Cheers to a boy who didn’t know any better.
Cheers to a man who didn’t let a little thing like reality stand in his way.
Cheers to a self-taught musician whose creativity and skill is the stuff of legend.
Cheers to Art Tatum, maybe the greatest jazz piano player who ever lived.
Art Tatum was remarkable before he was good. Blind in one eye, partially-sighted in the other, Art idolized Fats Waller like many boys did in the 1920’s. He wanted to play the piano, and he wanted to play like Fats.
That’s where he began. Where he ended up proves what you can do by shedding your self-imposed limits.
Born in Toledo, Ohio, Art stubbornly refused to close his dream off in fantasyland. He taught himself to play using Braille and piano rolls, and listening to the radio and phonograph. He imitated, he copied, he improved.
But here’s the really amazing part – Art didn’t know he was sometimes listening to two people playing. When he practiced, he was learning to play two parts of the same song at once! He had no idea, but he did it anyway. He learned it so well that years later, Oscar Peterson heard Art playing and thought ART was two people. He wasn’t the only one.

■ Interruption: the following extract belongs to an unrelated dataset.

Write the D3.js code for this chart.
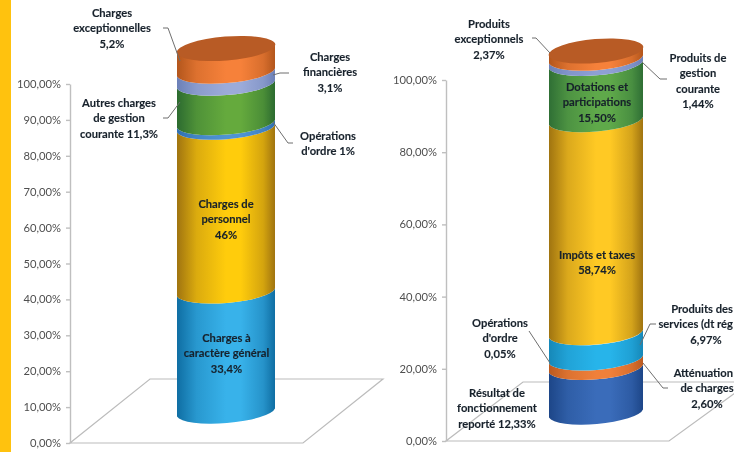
<!DOCTYPE html>
<html><head><meta charset="utf-8">
<script src="https://cdn.jsdelivr.net/npm/d3@7"></script>
<style>
html,body{margin:0;padding:0;background:#fff;overflow:hidden}
svg{display:block;filter:blur(.35px)}
text{font-family:Lato,"Open Sans",sans-serif}
.lbl{font-weight:700;font-size:11.2px;fill:#17212b;stroke:#17212b;stroke-width:.12px;text-anchor:middle}
.ax text{font-size:11.2px;fill:#4f4f4f}
</style></head><body><svg id="c" width="734" height="452"></svg>
<script>
// ---- data ----
// left stack: band heights as read from the drawn cylinder
const leftValues = [33, 45, 1.25, 10.85, 3.3, 6.6];
const leftTicks = [0,10,20,30,40,50,60,70,80,90,100];
const rightValues = [12.33, 2.60, 6.97, 0.05, 58.74, 15.50, 1.44, 2.37];
const rightTicks = [0,20,40,60,80,100];
const leftCategories = ["Charges à caractère général","Charges de personnel","Opérations d'ordre","Autres charges de gestion courante","Charges financières","Charges exceptionnelles"];
const rightCategories = ["Résultat de fonctionnement reporté","Atténuation de charges","Produits des services (dt régie)","Opérations d'ordre","Impôts et taxes","Dotations et participations","Produits de gestion courante","Produits exceptionnels"];
const leftLabelLines = [
 ["Charges à","caractère général","33,4%"],["Charges de","personnel","46%"],["Opérations","d'ordre 1%"],
 ["Autres charges","de gestion","courante 11,3%"],["Charges","financières","3,1%"],["Charges","exceptionnelles","5,2%"]];
const rightLabelLines = [
 ["Résultat de","fonctionnement","reporté 12,33%"],["Atténuation","de charges","2,60%"],["Produits des","services (dt rég","6,97%"],
 ["Opérations","d'ordre","0,05%"],["Impôts et taxes","58,74%"],["Dotations et","participations","15,50%"],
 ["Produits de","gestion","courante","1,44%"],["Produits","exceptionnels","2,37%"]];

// ---- colours: [edge, centre] ----
const leftColors = [["#0f6ea3","#38b2ea"],["#a07410","#ffcc0c"],["#2f6fb0","#4f94d4"],["#2c6b30","#65aa3d"],["#6c80b8","#9cabd9"],["#b3561c","#f6813a"]];
const rightColors = [["#1d4688","#3a6cba"],["#bb5a20","#f0803a"],["#1688b8","#27b4ea"],["#d8e8f2","#d8e8f2"],["#a07410","#ffc924"],["#2f6f35","#5fa94a"],["#6c80b8","#8ea0d4"],["#b3561c","#f6813a"]];
const topColor = "#b85b25";

// ---- layout ----
const leftPanel = {id:"L", values:leftValues, ticks:leftTicks, colors:leftColors, lines:leftLabelLines,
  axisX:70, axisY:[443,84], floor:[[70,443],[303,443],[383,379],[150,379]],
  barX:[177,275], barY:[412.5,48.5], tilt:4, ry:12,
  anchors:[[226.5,338],[226,204],[328,136],[119,103],[330,57],[112,13]],
  leaders:[null,null,[[293,143],[288,143],[273,122]],[[163,118],[168,118],[180,102]],[[289,73],[280,73],[273,75]],[[163,28],[168,28],[180,61]]],
  ends:{}};
const rightPanel = {id:"R", values:rightValues, ticks:rightTicks, colors:rightColors, lines:rightLabelLines,
  axisX:446, axisY:[441,80], floor:[[446,441],[669,441],[750,382],[523,382]],
  barX:[549,643], barY:[413.5,51], tilt:4, ry:12,
  anchors:[[497,393],[707,373],[706,309],[500,323],[597,255],[597,87],[698,58],[489,24]],
  leaders:[null,[[668,388],[663,388],[643,363]],[[656,324],[650,324],[640,345]],[[529,331],[550,363]],null,null,[[667,79],[660,79],[642,62]],[[532,38],[536,38],[550,53]]],
  ends:{1:[733,null,null],2:[733,733,null]}};

const svg = d3.select("#c");
const defs = svg.append("defs");
svg.append("rect").attr("x",0).attr("y",0).attr("width",11).attr("height",452).attr("fill","#ffc20e");

function drawPanel(p){
  const g = svg.append("g");
  g.append("path").attr("d", d3.line()(p.floor)+"Z").attr("fill","none").attr("stroke","#bcbcbc").attr("stroke-width",1.2);
  const yAxis = d3.scaleLinear().domain([0,100]).range(p.axisY);
  const ax = g.append("g").attr("class","ax").attr("transform",`translate(${p.axisX},0)`)
    .call(d3.axisLeft(yAxis).tickValues(p.ticks).tickSize(4).tickSizeOuter(0).tickPadding(5)
      .tickFormat(d=>d.toFixed(2).replace(".",",")+"%"));
  ax.selectAll("path,line").attr("stroke","#bfbfbf").attr("stroke-width",1.4);
  const yBar = d3.scaleLinear().domain([0,100]).range(p.barY);
  const [xL,xR] = p.barX, rx = (xR-xL)/2+0.5, t = p.tilt;
  const rot = -Math.atan2(2*t,xR-xL)*180/Math.PI;
  let acc = 0;
  p.values.forEach((v,i)=>{
    const y0 = yBar(acc), y1 = yBar(acc+v); acc += v;
    const id = `g${p.id}${i}`, [e,c] = p.colors[i];
    const gr = defs.append("linearGradient").attr("id",id);
    [[0,e],[.2,d3.interpolateRgb(e,c)(.62)],[.5,c],[.65,c],[.88,d3.interpolateRgb(e,c)(.55)],[1,e]]
      .forEach(s=>gr.append("stop").attr("offset",s[0]).attr("stop-color",s[1]));
    g.append("path").attr("fill",`url(#${id})`)
      .attr("d",`M${xL},${y0+t}A${rx},${p.ry} ${rot} 0 0 ${xR},${y0-t}L${xR},${y1-t}A${rx},${p.ry} ${rot} 0 1 ${xL},${y1+t}Z`);
  });
  g.append("ellipse").attr("cx",(xL+xR)/2).attr("cy",yBar(100)).attr("rx",rx).attr("ry",p.ry)
    .attr("transform",`rotate(${rot} ${(xL+xR)/2} ${yBar(100)})`).attr("fill",topColor);
  p.leaders.forEach(l=>{ if(l) g.append("path").attr("d",d3.line()(l)).attr("fill","none").attr("stroke","#6e6e6e").attr("stroke-width",1); });
  p.lines.forEach((lines,i)=>{
    const [ax0,ay] = p.anchors[i], en = p.ends[i];
    lines.forEach((s,k)=>{
      const t2 = g.append("text").attr("class","lbl").attr("dy","0.35em").attr("y",ay+k*15.4).text(s);
      if(en && en[k]!=null) t2.attr("x",en[k]).style("text-anchor","end");
      else t2.attr("x",ax0);
    });
  });
}
drawPanel(leftPanel);
drawPanel(rightPanel);
</script></body></html>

Art went on to star in the nightclub circuit that cruised through New York City, Chicago, Cleveland, Los Angeles and national radio. He created his own original and creative style that made great musical heads shake in awe and bow in homage.
Art took great pains to master his craft. He got so good at what he did that, over a two-day session, he cut 69 singles tracks – and only three needed more than one take.
Legends of Art’s skill seem almost plausible. One claimed that classical pianist Vladimir Horowitz was moved to tears upon hearing him play. It was also said that Art could identify the dominant note in a flushing toilet.
Limits – mostly false ones – can defeat us before we even start. Do you feel handicapped in some way? Does your knowledge that "there are two people playing" convince you that it’s not possible to do the same? Could your goals benefit from a little less knowledge and little more naïve faith?
Art learned that the "real world" is exactly where dreams belong. All the proof he needed came on a night when he visited a club where Fats Waller was playing. That’s when Fats – his hero, his idol, his main inspiration – told the crowd, "I just play the piano. But God is in the house tonight."